Zur vorzeitigen Kündigung ist es fast schon zu spät. Denn es zeichnet sich ein Fristenkonflikt ab: Wer jetzt noch seine Lebensversicherung kündigt, um in größerem Umfang an den Bewertungsreserven teilzuhaben, könnte zwischen alle Stühle fallen. Darauf macht Elke Weidenbach aufmerksam, die Referentin für den Bereich Versicherungen bei der Verbraucherzentrale Nordrhein-Westfalen. Denn das Gesetz, das die Teilhabe der Versicherten an den Bewertungsreserven der Lebensversicherung schmälert, müsse ja noch im Bundesgesetzblatt veröffentlicht werden, bevor es in Kraft trete:
"Das wird in diesem Monat auf jeden Fall wahrscheinlich noch erfolgen. Und die Kunden haben ja auch Kündigungsfristen. Das heißt: Einen Monat müssen sie schon dem Versicherer Zeit geben, die Kündigung auszulösen. Und bis der Kunde dann diese Kündigung ausgesprochen hat, ist dieses Gesetz schon in Kraft getreten und würde dann eben auch halt die Bewertungsreserven für den Vertrag kappen."

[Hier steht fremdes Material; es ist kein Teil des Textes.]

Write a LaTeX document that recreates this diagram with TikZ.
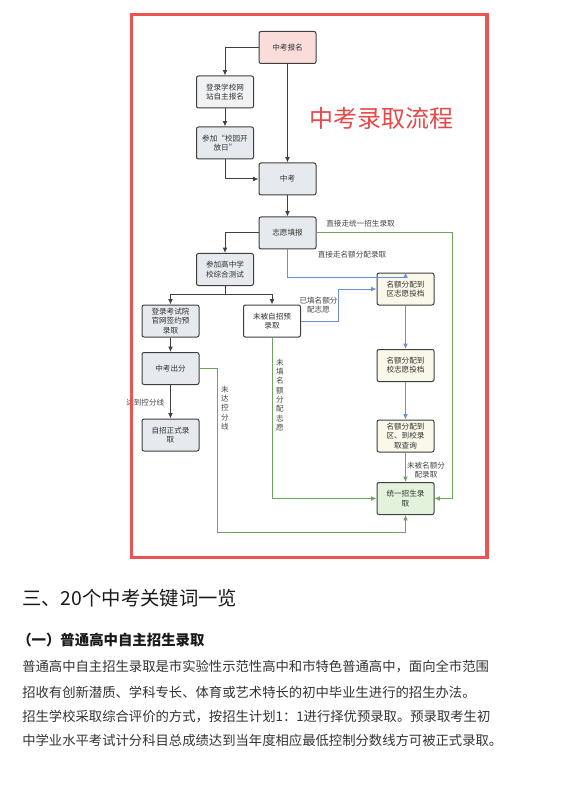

Kündigung sofort wäre riskant
Das wäre sozusagen der Kündigungs-GAU: Wenn die Kündigung zu spät kommt, die Versicherung die alte, höhere Teilhabe an den Bewertungsreserven nicht gelten lassen muss, aber zugleich - wegen der vorzeitigen Kündigung - den Schlussgewinnanteil streicht. Die Kundschaft scheint das mitbekommen zu haben. Und die Versicherungsbranche atmet auf. Denn die Kündigungswellen der vergangenen zwei Jahre haben vielen Anbieten zugesetzt. Jetzt scheint Zahl der stornierten Verträge zu sinken. Alexander Erdland, der Präsident des Gesamtverbandes der Versicherungswirtschaft, sagt, nur eine kleine Gruppe, etwa fünf Prozent der Versicherten, die mit schon lange laufenden Verträgen, die kurz vor der Erfüllung stehen, nur diese kleine Gruppe könnte eventuell einen Vorteil haben von der alten Regelung und von einer vorzeitigen Kündigung profitieren:
"Wir spüren im Markt, dass keine Aufregung da ist, sondern dass diese kleinere Gruppe an Kunden, deren Lebensversicherungen jetzt bald zur Auszahlung kommen, sich erkundigen danach, was besser ist, und sehr besonnen damit umgehen."
Das mag auch daran liegen, dass viele Versicherer ihren Kunden nicht über Gebühr Grund zur Klage gegen haben, sie zumindest nicht provoziert haben, die Auszahlung der Bewertungsreserven durch vorzeitige Kündigung zu erzwingen. Natürlich lassen alle Versicherungen ihre Kunden das niedrige Zinsniveau spüren. Aber eine Gesetzesänderung brauchte nur der schwächere Teil der Anbieter. Der Ludwigshafener Versicherungswissenschaftler Hermann Weinmann zur alten Rechtslage:
"Ich muss aber auch feststellen, dass die großen, guten Lebensversicherer, dass die mit der aktuellen Bewertungsreservenregelung zurechtkommen. Schwache Lebensversicherer - die haben vielleicht Schwierigkeiten, damit zurechtzukommen."
Keine Teilhabe an den Bewertungsreserven
In deren Interesse wurde nun also die Teilhabe an den Bewertungsreserven gekappt. Was der Gesetzgeber zur Kompensation angeboten hat, eine Teilhabe an den sogenannten Risikogewinnen, Gewinne, die sich dann ergeben, wenn etwa Rentenversicherte früher sterben als kalkuliert, diese Kompensation stellt sich erst später ein. Verbraucherberaterin Weidenbach mutmaßt: Wer jetzt auf höhere Anteile an der Bewertungsreserve verzichten muss, bekomme von den Risikogewinnen kaum was ab:
"Die Verträge, die jetzt gerade in der nächsten Zeit auslaufen, die haben natürlich das Riesenproblem, dass die Bewertungsreserven wegfallen, und dass die Risikogewinnbeteiligung wahrscheinlich noch nicht so große Auswirkungen hat."
Wegen der Risikogewinne muss die ältere Versichertengeneration also nicht dabeibleiben. Die vorzeitige Kündigung des Vertrags ist aber nicht unbedingt die empfehlenswerte Alternative.